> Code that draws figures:
▶

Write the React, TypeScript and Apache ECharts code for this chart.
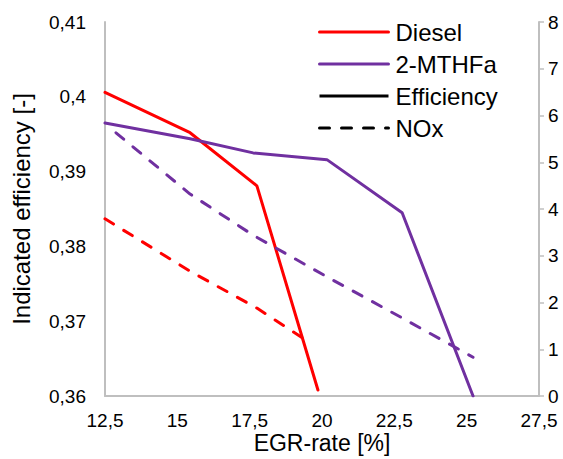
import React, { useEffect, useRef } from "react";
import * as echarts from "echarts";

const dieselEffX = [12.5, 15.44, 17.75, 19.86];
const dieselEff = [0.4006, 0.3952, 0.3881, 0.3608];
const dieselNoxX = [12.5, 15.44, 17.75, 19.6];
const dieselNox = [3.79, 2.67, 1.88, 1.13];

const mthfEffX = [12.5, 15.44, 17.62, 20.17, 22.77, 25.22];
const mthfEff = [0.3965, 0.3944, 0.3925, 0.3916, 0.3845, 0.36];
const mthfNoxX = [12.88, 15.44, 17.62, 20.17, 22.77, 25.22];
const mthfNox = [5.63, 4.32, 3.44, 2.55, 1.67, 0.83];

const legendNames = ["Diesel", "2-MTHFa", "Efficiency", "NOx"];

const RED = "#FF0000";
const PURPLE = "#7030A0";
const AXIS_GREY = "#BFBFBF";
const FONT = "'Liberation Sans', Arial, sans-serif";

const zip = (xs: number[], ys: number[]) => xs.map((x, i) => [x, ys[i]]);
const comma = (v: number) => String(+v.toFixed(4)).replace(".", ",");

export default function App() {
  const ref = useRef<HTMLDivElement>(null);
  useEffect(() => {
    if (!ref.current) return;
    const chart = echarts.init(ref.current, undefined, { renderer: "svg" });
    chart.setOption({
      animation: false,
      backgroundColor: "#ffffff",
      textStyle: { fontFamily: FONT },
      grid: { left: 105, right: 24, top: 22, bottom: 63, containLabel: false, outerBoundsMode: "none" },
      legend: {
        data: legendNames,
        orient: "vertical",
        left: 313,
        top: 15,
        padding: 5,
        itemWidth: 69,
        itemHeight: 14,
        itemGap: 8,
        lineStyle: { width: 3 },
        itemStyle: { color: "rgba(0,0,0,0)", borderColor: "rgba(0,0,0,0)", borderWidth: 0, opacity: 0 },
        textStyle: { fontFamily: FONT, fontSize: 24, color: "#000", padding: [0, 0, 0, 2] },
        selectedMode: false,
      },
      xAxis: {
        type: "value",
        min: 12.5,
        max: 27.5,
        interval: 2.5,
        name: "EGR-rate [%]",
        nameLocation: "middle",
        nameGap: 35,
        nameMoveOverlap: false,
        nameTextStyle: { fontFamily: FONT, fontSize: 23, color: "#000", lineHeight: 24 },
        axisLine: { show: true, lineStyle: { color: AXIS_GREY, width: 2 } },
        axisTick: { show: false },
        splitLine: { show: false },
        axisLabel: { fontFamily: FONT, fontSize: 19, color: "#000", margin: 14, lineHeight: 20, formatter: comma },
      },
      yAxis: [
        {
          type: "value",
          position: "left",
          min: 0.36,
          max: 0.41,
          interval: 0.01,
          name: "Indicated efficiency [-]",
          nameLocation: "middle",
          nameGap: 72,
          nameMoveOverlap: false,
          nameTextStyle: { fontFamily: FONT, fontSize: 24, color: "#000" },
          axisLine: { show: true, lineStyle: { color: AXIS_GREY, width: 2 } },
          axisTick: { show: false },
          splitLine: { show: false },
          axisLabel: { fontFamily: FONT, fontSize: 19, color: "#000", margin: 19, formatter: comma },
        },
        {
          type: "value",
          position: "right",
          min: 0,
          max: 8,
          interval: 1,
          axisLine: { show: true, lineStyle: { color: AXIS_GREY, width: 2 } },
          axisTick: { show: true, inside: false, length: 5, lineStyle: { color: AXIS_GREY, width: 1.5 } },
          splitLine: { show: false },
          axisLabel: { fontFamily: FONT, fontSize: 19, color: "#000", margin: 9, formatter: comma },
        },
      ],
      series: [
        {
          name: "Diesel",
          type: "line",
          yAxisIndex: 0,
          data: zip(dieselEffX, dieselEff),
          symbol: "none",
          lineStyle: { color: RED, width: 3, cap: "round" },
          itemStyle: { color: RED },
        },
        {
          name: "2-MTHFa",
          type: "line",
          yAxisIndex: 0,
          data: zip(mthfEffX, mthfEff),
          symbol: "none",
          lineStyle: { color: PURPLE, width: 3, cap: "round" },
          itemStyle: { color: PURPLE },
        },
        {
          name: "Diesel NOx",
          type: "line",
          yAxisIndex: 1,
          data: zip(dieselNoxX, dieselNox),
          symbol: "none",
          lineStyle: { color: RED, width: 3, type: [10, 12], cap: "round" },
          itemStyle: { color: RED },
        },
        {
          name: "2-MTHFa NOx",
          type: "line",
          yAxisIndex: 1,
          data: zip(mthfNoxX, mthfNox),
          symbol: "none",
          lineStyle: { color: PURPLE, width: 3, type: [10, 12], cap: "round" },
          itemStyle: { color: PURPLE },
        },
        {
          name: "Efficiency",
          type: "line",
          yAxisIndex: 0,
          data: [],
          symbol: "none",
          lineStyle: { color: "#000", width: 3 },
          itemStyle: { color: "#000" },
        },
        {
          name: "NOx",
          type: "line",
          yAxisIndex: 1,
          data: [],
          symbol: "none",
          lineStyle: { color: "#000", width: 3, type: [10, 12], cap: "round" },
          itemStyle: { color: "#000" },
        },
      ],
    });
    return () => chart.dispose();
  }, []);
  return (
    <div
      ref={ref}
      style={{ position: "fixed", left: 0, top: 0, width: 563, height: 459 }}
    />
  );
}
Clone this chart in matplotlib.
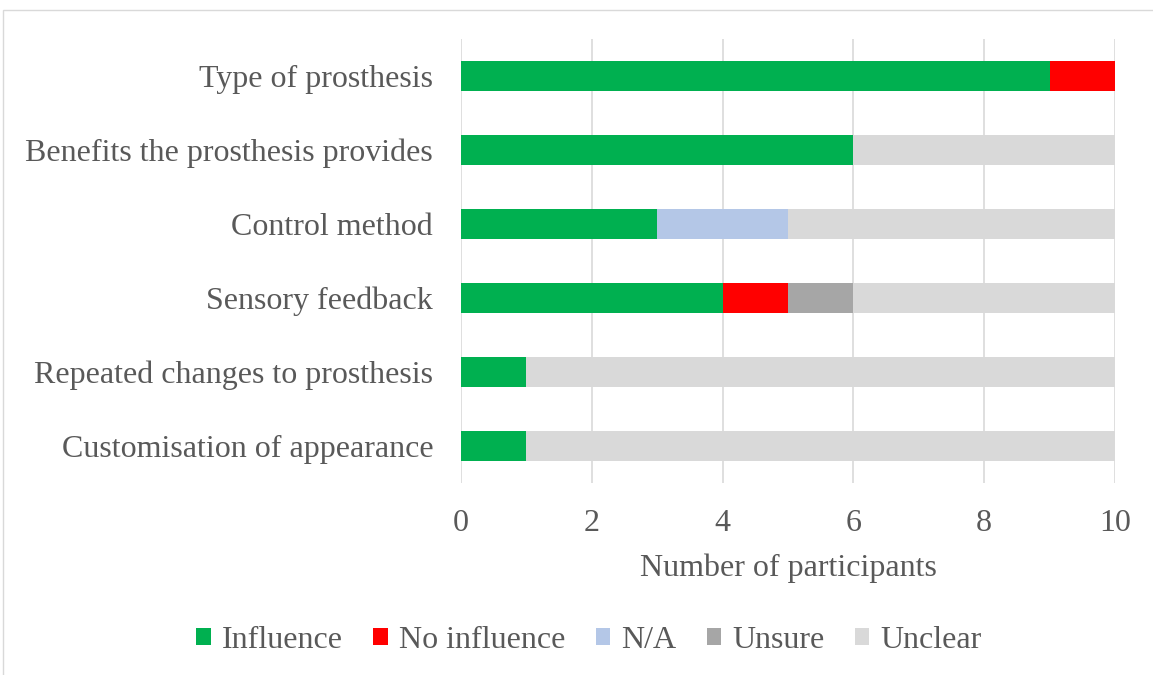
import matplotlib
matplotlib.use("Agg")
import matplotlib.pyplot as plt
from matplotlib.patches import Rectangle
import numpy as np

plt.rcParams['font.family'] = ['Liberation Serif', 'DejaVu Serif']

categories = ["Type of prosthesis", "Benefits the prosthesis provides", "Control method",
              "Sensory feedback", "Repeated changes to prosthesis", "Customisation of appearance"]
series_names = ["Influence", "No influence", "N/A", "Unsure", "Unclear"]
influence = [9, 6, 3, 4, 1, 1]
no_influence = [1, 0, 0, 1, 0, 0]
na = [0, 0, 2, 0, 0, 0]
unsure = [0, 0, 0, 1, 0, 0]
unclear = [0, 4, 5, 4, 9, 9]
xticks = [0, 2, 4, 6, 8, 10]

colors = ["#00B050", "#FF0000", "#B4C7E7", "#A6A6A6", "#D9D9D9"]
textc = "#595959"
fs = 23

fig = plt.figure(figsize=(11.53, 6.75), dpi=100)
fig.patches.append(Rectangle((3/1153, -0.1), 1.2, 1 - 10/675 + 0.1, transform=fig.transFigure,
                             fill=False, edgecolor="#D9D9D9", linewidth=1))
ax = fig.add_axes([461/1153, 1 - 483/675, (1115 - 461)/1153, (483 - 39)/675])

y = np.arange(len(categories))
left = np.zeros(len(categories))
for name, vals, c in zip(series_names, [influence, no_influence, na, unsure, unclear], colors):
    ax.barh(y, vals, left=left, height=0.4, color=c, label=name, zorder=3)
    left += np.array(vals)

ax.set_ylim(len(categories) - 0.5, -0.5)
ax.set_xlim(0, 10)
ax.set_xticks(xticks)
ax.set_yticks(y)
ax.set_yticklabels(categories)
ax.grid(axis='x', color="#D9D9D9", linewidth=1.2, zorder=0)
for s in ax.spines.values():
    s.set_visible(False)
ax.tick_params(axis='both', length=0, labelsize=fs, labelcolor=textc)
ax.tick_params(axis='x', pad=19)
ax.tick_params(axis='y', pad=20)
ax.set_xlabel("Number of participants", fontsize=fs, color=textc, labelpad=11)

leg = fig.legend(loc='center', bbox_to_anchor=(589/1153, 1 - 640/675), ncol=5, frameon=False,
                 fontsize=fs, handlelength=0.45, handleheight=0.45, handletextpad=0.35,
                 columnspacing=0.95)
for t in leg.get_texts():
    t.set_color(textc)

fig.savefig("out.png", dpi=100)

◀

> Problem statement:
Copy, exactly as they stand, the lines from the one that holds "Clone this chart in matplotlib." to the one that holds "plt.rcParams['font.family'] = ['Liberation", both included, and drop every picture.

> Correct output:
Clone this chart in matplotlib.
import matplotlib
matplotlib.use("Agg")
import matplotlib.pyplot as plt
from matplotlib.patches import Rectangle
import numpy as np

plt.rcParams['font.family'] = ['Liberation Serif', 'DejaVu Serif']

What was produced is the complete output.